Information supplied:
————
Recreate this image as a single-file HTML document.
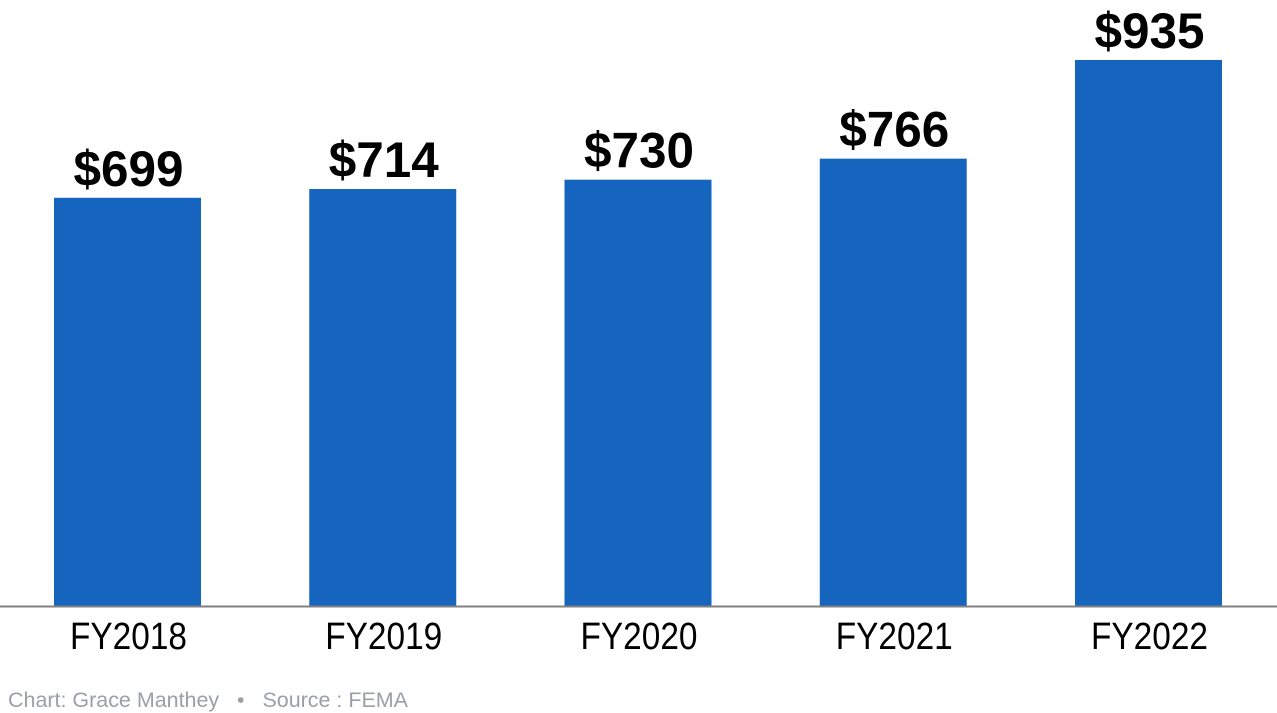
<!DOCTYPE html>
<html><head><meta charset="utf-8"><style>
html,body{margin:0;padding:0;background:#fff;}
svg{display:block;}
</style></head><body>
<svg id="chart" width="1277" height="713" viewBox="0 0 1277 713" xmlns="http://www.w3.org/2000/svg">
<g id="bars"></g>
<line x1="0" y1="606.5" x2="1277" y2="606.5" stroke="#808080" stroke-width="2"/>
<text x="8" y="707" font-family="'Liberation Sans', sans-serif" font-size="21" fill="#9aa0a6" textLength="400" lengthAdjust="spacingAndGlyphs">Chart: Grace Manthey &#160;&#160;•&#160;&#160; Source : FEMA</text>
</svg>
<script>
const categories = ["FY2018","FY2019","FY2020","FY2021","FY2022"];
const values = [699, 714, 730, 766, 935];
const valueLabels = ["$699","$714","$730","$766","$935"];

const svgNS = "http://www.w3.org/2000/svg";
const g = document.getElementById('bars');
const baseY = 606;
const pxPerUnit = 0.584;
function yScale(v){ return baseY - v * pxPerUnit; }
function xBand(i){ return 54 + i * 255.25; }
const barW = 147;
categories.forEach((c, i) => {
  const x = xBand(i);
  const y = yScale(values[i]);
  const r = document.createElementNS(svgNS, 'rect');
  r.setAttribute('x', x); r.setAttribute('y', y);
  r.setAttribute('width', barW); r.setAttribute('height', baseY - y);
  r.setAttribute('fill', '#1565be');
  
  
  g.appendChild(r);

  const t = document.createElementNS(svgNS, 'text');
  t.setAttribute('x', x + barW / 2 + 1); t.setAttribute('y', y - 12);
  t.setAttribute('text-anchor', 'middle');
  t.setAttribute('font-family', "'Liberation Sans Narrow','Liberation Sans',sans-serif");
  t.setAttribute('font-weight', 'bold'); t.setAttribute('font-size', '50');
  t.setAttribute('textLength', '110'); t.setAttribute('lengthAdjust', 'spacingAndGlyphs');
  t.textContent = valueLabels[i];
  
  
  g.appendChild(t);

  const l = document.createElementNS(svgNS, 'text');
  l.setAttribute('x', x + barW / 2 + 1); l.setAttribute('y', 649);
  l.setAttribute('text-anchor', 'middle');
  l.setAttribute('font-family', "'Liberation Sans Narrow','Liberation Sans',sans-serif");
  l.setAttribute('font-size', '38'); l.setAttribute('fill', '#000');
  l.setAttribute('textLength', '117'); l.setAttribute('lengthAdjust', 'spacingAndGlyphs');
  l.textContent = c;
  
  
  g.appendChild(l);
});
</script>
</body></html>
————
Give again, word for word, every line from the top of the data through the line with "g.appendChild(r);", both ends included, and exclude the pictures.

Recreate this image as a single-file HTML document.
<!DOCTYPE html>
<html><head><meta charset="utf-8"><style>
html,body{margin:0;padding:0;background:#fff;}
svg{display:block;}
</style></head><body>
<svg id="chart" width="1277" height="713" viewBox="0 0 1277 713" xmlns="http://www.w3.org/2000/svg">
<g id="bars"></g>
<line x1="0" y1="606.5" x2="1277" y2="606.5" stroke="#808080" stroke-width="2"/>
<text x="8" y="707" font-family="'Liberation Sans', sans-serif" font-size="21" fill="#9aa0a6" textLength="400" lengthAdjust="spacingAndGlyphs">Chart: Grace Manthey &#160;&#160;•&#160;&#160; Source : FEMA</text>
</svg>
<script>
const categories = ["FY2018","FY2019","FY2020","FY2021","FY2022"];
const values = [699, 714, 730, 766, 935];
const valueLabels = ["$699","$714","$730","$766","$935"];

const svgNS = "http://www.w3.org/2000/svg";
const g = document.getElementById('bars');
const baseY = 606;
const pxPerUnit = 0.584;
function yScale(v){ return baseY - v * pxPerUnit; }
function xBand(i){ return 54 + i * 255.25; }
const barW = 147;
categories.forEach((c, i) => {
  const x = xBand(i);
  const y = yScale(values[i]);
  const r = document.createElementNS(svgNS, 'rect');
  r.setAttribute('x', x); r.setAttribute('y', y);
  r.setAttribute('width', barW); r.setAttribute('height', baseY - y);
  r.setAttribute('fill', '#1565be');
  
  
  g.appendChild(r);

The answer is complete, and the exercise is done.